App confinement for Ubuntu mobile devices

Posted Apr 25, 2013 10:29 UTC (Thu) by geissert (subscriber, #61258) [Link]

Env vars control and a few other interesting things are already available in the in-kernel tree version of TOMOYO Linux.

I for one would welcome the file-chooser point of access control. In practice, however, I think a more elaborate solution is needed.
Applications tend to use locks, create ".part" files when downloading and then using an atomic rename, etc. All that is not very easy to handle by dynamically adding exceptions to the MAC system.
It might be easier to end up writing a FUSE-based overlay a-la unionfs which incorporates the confinement policy with the help of AppArmor.

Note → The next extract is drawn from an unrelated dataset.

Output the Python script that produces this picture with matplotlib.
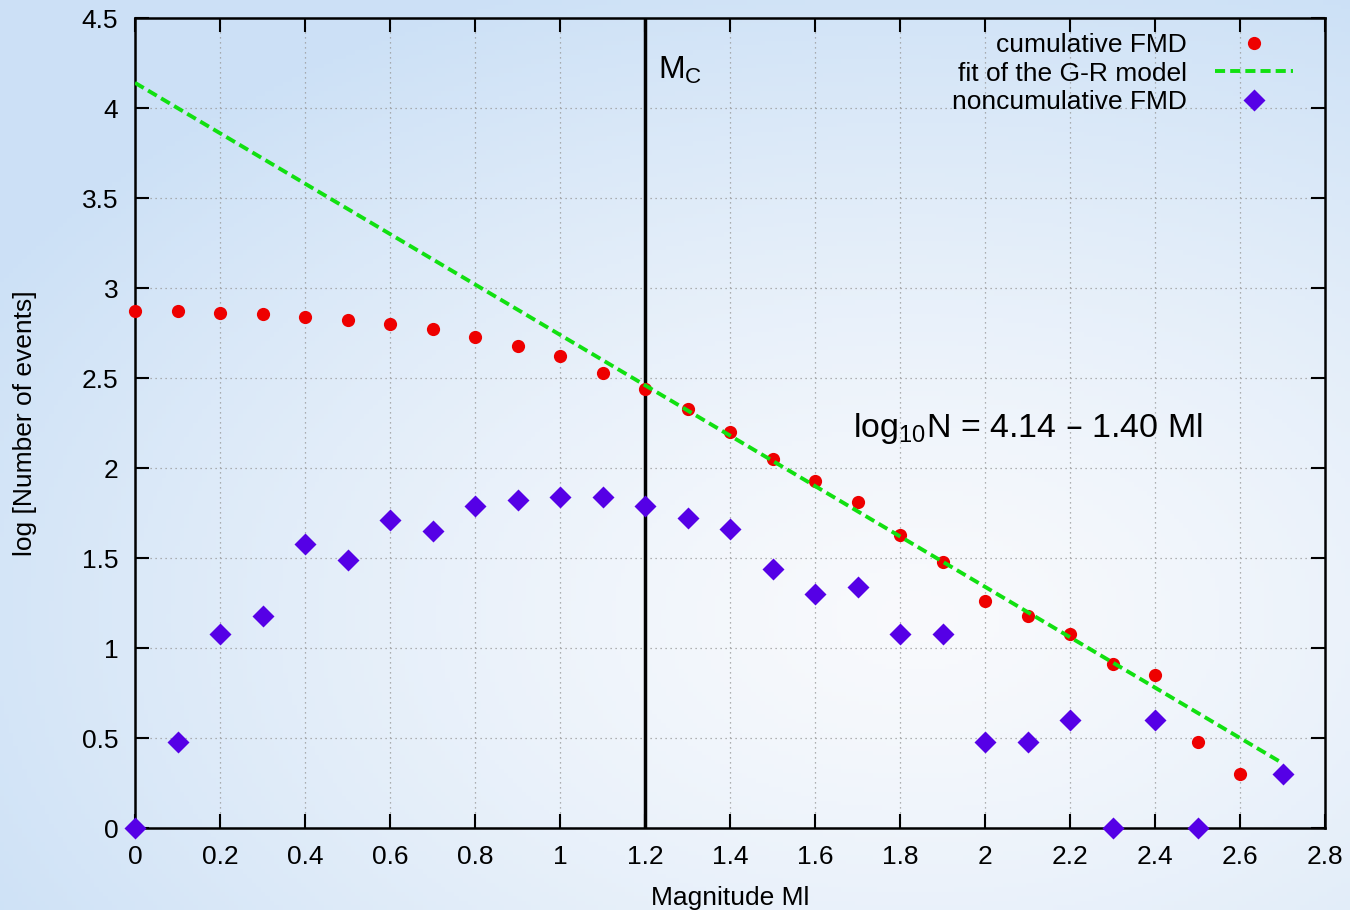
import numpy as np
import matplotlib
matplotlib.use('Agg')
import matplotlib.pyplot as plt

plt.rcParams['font.family'] = ['Liberation Sans', 'DejaVu Sans']

magnitude = [0.0, 0.1, 0.2, 0.3, 0.4, 0.5, 0.6, 0.7, 0.8, 0.9, 1.0, 1.1, 1.2, 1.3,
             1.4, 1.5, 1.6, 1.7, 1.8, 1.9, 2.0, 2.1, 2.2, 2.3, 2.4, 2.5, 2.6, 2.7]
cumulative = [2.87, 2.87, 2.86, 2.855, 2.84, 2.82, 2.80, 2.77, 2.73, 2.68, 2.62, 2.53,
              2.44, 2.33, 2.20, 2.05, 1.93, 1.81, 1.63, 1.48, 1.26, 1.18, 1.08, 0.91,
              0.85, 0.48, 0.30, 0.30]
nc_magnitude = [0.0, 0.1, 0.2, 0.3, 0.4, 0.5, 0.6, 0.7, 0.8, 0.9, 1.0, 1.1, 1.2, 1.3,
                1.4, 1.5, 1.6, 1.7, 1.8, 1.9, 2.0, 2.1, 2.2, 2.3, 2.4, 2.5, 2.7]
noncumulative = [0.0, 0.48, 1.08, 1.18, 1.58, 1.49, 1.71, 1.65, 1.79, 1.82, 1.84, 1.84,
                 1.79, 1.72, 1.66, 1.44, 1.30, 1.34, 1.08, 1.08, 0.48, 0.48, 0.60, 0.0,
                 0.60, 0.0, 0.30]
fit_a, fit_b = 4.14, 1.40
fit_range = [0.0, 2.7]
mc = 1.2

fig = plt.figure(figsize=(13.5, 9.1), dpi=100)

# light blue background, paler towards the lower right
bg = fig.add_axes([0, 0, 1, 1], zorder=-10)
yy, xx = np.mgrid[0:1:200j, 0:1:300j]
d = np.sqrt(((xx - 0.68) / 0.8) ** 2 + ((yy - 0.68) / 0.75) ** 2)
d = np.clip(d, 0, 1)
c0 = np.array([0.975, 0.98, 0.99])
c1 = np.array([0.80, 0.88, 0.965])
img = c0 + (c1 - c0) * d[..., None] ** 1.3
bg.imshow(img, aspect='auto', extent=[0, 1, 0, 1], origin='upper')
bg.axis('off')

ax = fig.add_axes([0.1, 0.0901, 0.8815, 0.8901])
ax.patch.set_alpha(0)

ax.plot(magnitude, cumulative, 'o', color='#ee0000', ms=9.5, mec='none',
        clip_on=False, zorder=4, label='cumulative FMD')
fx = np.array(fit_range)
ax.plot(fx, fit_a - fit_b * fx, color='#11e011', lw=2.8, dashes=(2.6, 1.3),
        zorder=5, label='fit of the G-R model')
ax.plot(nc_magnitude, noncumulative, 'D', color='#5500e6', ms=11, mec='none',
        clip_on=False, zorder=6, label='noncumulative FMD')
ax.axvline(mc, color='black', lw=2.5, zorder=3)

ax.text(mc + 0.03, 4.21, r'M$_\mathregular{C}$', fontsize=23, va='center', ha='left')
ax.text(1.69, 2.22, r'log$_\mathregular{10}$N = 4.14 – 1.40 Ml',
        fontsize=24.5, va='center', ha='left')

ax.set_xlim(0, 2.8)
ax.set_ylim(0, 4.5)
ax.set_xticks(np.arange(0, 2.81, 0.2))
ax.set_yticks(np.arange(0, 4.51, 0.5))
ax.set_xticklabels(['0', '0.2', '0.4', '0.6', '0.8', '1', '1.2', '1.4', '1.6', '1.8',
                    '2', '2.2', '2.4', '2.6', '2.8'])
ax.set_yticklabels(['0', '0.5', '1', '1.5', '2', '2.5', '3', '3.5', '4', '4.5'])
ax.tick_params(direction='in', length=10, width=1.5, top=True, right=True,
               labelsize=19)
ax.tick_params(axis='x', pad=12)
ax.tick_params(axis='y', pad=12)
for s in ax.spines.values():
    s.set_linewidth(1.8)
ax.grid(True, color='#999999', lw=0.9, linestyle=(0, (1, 3)))
ax.set_axisbelow(True)

ax.set_xlabel('Magnitude Ml', fontsize=19)
ax.set_ylabel('log [Number of events]', fontsize=19)
ax.xaxis.set_label_coords(0.5, -0.071)
ax.yaxis.set_label_coords(-0.082, 0.5)

leg = ax.legend(loc='upper right', bbox_to_anchor=(0.982, 0.994), frameon=False,
                markerfirst=False, fontsize=19, handlelength=2.95,
                handletextpad=1.06, labelspacing=0.16, borderaxespad=0,
                numpoints=1)

fig.savefig('out.png', dpi=100)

App confinement for Ubuntu mobile devices

Posted Apr 25, 2013 14:38 UTC (Thu) by mathstuf (subscriber, #69389) [Link]

> Each app will have its own private directory for storing data and settings, in ~/.confined/foo.

...so they're basically ignoring XDG? Or will the relevant directories/files be bind mounted? If this is done better than patching hard coded paths, maybe more apps will stop dumping things directly in $HOME once and for all.

App confinement for Ubuntu mobile devices

Posted Apr 26, 2013 14:04 UTC (Fri) by jdstrand (subscriber, #53302) [Link]

~/.confined/foo is meant as an example. The exact location is TBD.